A saúde mental transforma-se, com as ideias geniais de Freud e sua prática clínica (talking cure, chimney sweeping). Em berço esplendido somos gratificados com a descoberta da Psicanálise. A sua experiência clínica o levou a formular a hipótese de que a mente humana é semelhante a um iceberg – a maior porção está completamente encoberta. A vasta parte oculta da mente é chamada de inconsciente e ela contém desejos, medos e conflitos poderosos que exercem uma forte influência sobre o comportamento humano.
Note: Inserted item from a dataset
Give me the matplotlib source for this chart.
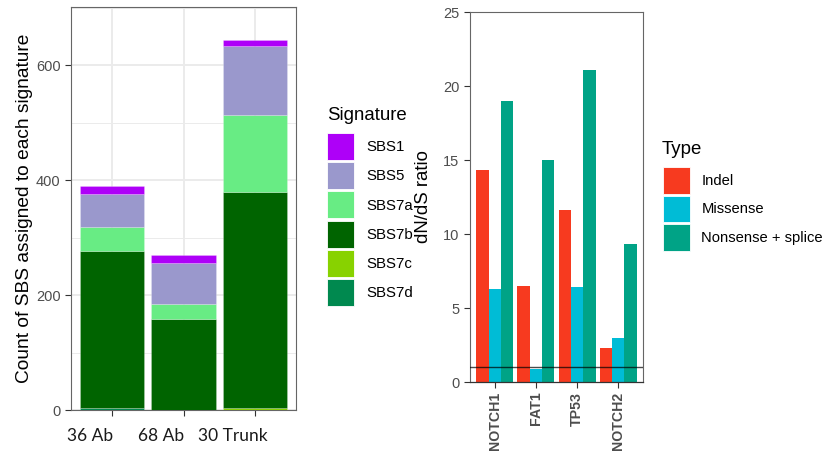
import numpy as np
import matplotlib
matplotlib.use('Agg')
import matplotlib.pyplot as plt
import matplotlib.transforms as mtransforms
from matplotlib.patches import Patch
from matplotlib.ticker import MultipleLocator

plt.rcParams['font.family'] = ['Liberation Sans', 'DejaVu Sans']

# left panel: SBS counts per sample
samples = ['36 Ab', '68 Ab', '30 Trunk']
signatures = ['SBS1', 'SBS5', 'SBS7a', 'SBS7b', 'SBS7c', 'SBS7d']
sbs1 = [14, 14, 9]
sbs5 = [58, 70, 120]
sbs7a = [41, 26, 134]
sbs7b = [273, 159, 377]
sbs7c = [0, 0, 3]
sbs7d = [4, 0, 0]
sig_colors = ['#AE00F8', '#9A98CC', '#68EC84', '#006400', '#88D200', '#00894F']

# right panel: dN/dS ratios
genes = ['NOTCH1', 'FAT1', 'TP53', 'NOTCH2']
types = ['Indel', 'Missense', 'Nonsense + splice']
indel = [14.3, 6.5, 11.6, 2.3]
missense = [6.3, 0.85, 6.4, 2.95]
nonsense = [19.0, 15.0, 21.1, 9.3]
type_colors = ['#F73A1F', '#00BCD6', '#00A386']

fig = plt.figure(figsize=(8.23, 4.53), dpi=100)

# ---- left stacked bars
ax1 = fig.add_axes([0.0863, 0.0949, 0.2734, 0.8896])
values = {'SBS1': sbs1, 'SBS5': sbs5, 'SBS7a': sbs7a,
          'SBS7b': sbs7b, 'SBS7c': sbs7c, 'SBS7d': sbs7d}
x = np.arange(len(samples))
bottom = np.zeros(len(samples))
for sig in reversed(signatures):
    col = sig_colors[signatures.index(sig)]
    v = np.array(values[sig], dtype=float)
    ax1.bar(x, v, 0.9, bottom=bottom, color=col, edgecolor=(1, 1, 1, 0.35),
            linewidth=0.4, zorder=3)
    bottom += v

ax1.set_xlim(-0.58, 2.58)
ax1.set_ylim(0, 701)
ax1.yaxis.set_major_locator(MultipleLocator(200))
ax1.yaxis.set_minor_locator(MultipleLocator(100))
ax1.grid(which='major', color='#EBEBEB', linewidth=1.4, zorder=0)
ax1.grid(which='minor', color='#EBEBEB', linewidth=0.7, zorder=0)
ax1.set_axisbelow(True)
ax1.set_xticks(x)
ax1.set_xticklabels([])
# sample names sit a bit left of their ticks in the original
shift = mtransforms.ScaledTranslation(-22 / 100, 0, fig.dpi_scale_trans)
for xi, name in zip(x, samples):
    ax1.text(xi, -0.0635, name, family='Lato', fontsize=12.5, color='#1A1A1A',
             ha='center', va='center',
             transform=ax1.get_xaxis_transform() + shift)
ax1.tick_params(axis='y', which='minor', length=0)
ax1.tick_params(axis='both', which='major', length=4, color='#333333',
                labelsize=10.5, labelcolor='#4D4D4D')
for s in ax1.spines.values():
    s.set_color('#666666')
    s.set_linewidth(0.8)
ax1.set_ylabel('Count of SBS assigned to each signature', fontsize=13.8,
               color='black', labelpad=2)

h1 = [Patch(facecolor=c, edgecolor='white', linewidth=0.6) for c in sig_colors]
fig.legend(h1, signatures, loc='upper left', bbox_to_anchor=(0.3973, 0.7064),
           frameon=False, fontsize=10.8, handlelength=1.8, handleheight=2.4,
           labelspacing=0.14, handletextpad=0.8, borderpad=0, borderaxespad=0)
fig.text(0.3973, 1 - 115 / 453, 'Signature', fontsize=13.4, va='center',
         ha='left')

# ---- right grouped bars
ax2 = fig.add_axes([0.5711, 0.1567, 0.2102, 0.8168])
xg = np.arange(len(genes))
for i, (vals, col) in enumerate(zip([indel, missense, nonsense], type_colors)):
    ax2.bar(xg + (i - 1) * 0.3, vals, 0.3, color=col, zorder=2)
ax2.axhline(1, color='black', alpha=0.7, linewidth=1.0, zorder=3)
ax2.set_xlim(-0.6, 3.6)
ax2.set_ylim(0, 25)
ax2.yaxis.set_major_locator(MultipleLocator(5))
ax2.set_xticks(xg)
ax2.set_xticklabels(genes, rotation=90, fontweight='bold', fontsize=10.2,
                    color='#4D4D4D')
ax2.tick_params(axis='both', length=4, color='#333333', labelsize=10.5,
                labelcolor='#4D4D4D')
ax2.tick_params(axis='x', labelsize=10.2, pad=3)
for k in ['left', 'top', 'right']:
    ax2.spines[k].set_color('#666666')
    ax2.spines[k].set_linewidth(0.8)
ax2.spines['bottom'].set_color('#333333')
ax2.spines['bottom'].set_linewidth(0.9)
ax2.set_ylabel('dN/dS ratio', fontsize=13.4, labelpad=8)

h2 = [Patch(facecolor=c, edgecolor='white', linewidth=0.6) for c in type_colors]
fig.legend(h2, types, loc='upper left', bbox_to_anchor=(0.8056, 0.6313),
           frameon=False, fontsize=10.6, handlelength=1.8, handleheight=2.4,
           labelspacing=0.14, handletextpad=0.8, borderpad=0, borderaxespad=0)
fig.text(0.8044, 1 - 150 / 453, 'Type', fontsize=13.4, va='center', ha='left')

fig.savefig('out.png', dpi=100)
Freud acreditava que as memórias e conflitos mais importantes, guardados no inconsciente são aqueles vividos no início da infância. Para ele, o histérico sofre sobretudo, de reminiscências. São lembranças vagas e quase apagadas, alguma coisa que se guardou na memória, inconscientemente. O mais importante é que essas lembranças do passado, carregadas de afeto, continuam controlando nosso comportamento no tempo presente. E isso afeta o nosso futuro. A dor mental precisa ser cuidada e esteticamente, manuseada. A cura não vem do esquecer, vem do lembrar sem sentir dor.
Finalizando, a psicanálise, desde que operada segundo os requisitos básicos prescritos por Freud – que permitem a emergência de instrumentos essenciais para o trabalho analítico ,como: a instalação de vínculo transferencial, o estímulo a associações livres, a liberdade para fantasiar, a abstinência de compreensão racional, a presença de angústias de separação e assim por diante – demanda a presença de um psicanalista, ou seja, de um outro que tenha se preparado para introjetar um setting abdicado de desejos pessoais, com exceção do desejo de psicanalisar (JUNQUEIRA FILHO, 2023).
REFERÊNCIAS:
BAUMAN, Zygmunt. Tempos Líquidos. Rio de Janeiro: Jorge Zahar, 2007.
BION, Wilfred R. Uma teoria do pensar. In: SPILLIUS, Elizabeth Bott (Org.). Melanie Klein hoje, desenvolvimentos da teoria e da técnica Vol. 1: Artigos predominantemente teóricos. Rio de Janeiro: Imago, 1991. p. 185-193.
FREUD, Sigmund; Breuer, Josef. Estudos sobre a histeria: 1893-1895. São Paulo: Companhia das Letras, 2019.
JUNQUEIRA FILHO, Luis Carlos Uchôa. O estranho encontro entre o eu e o outro: sobre os destinos da dor mental. São Paulo: Blucher, 2023.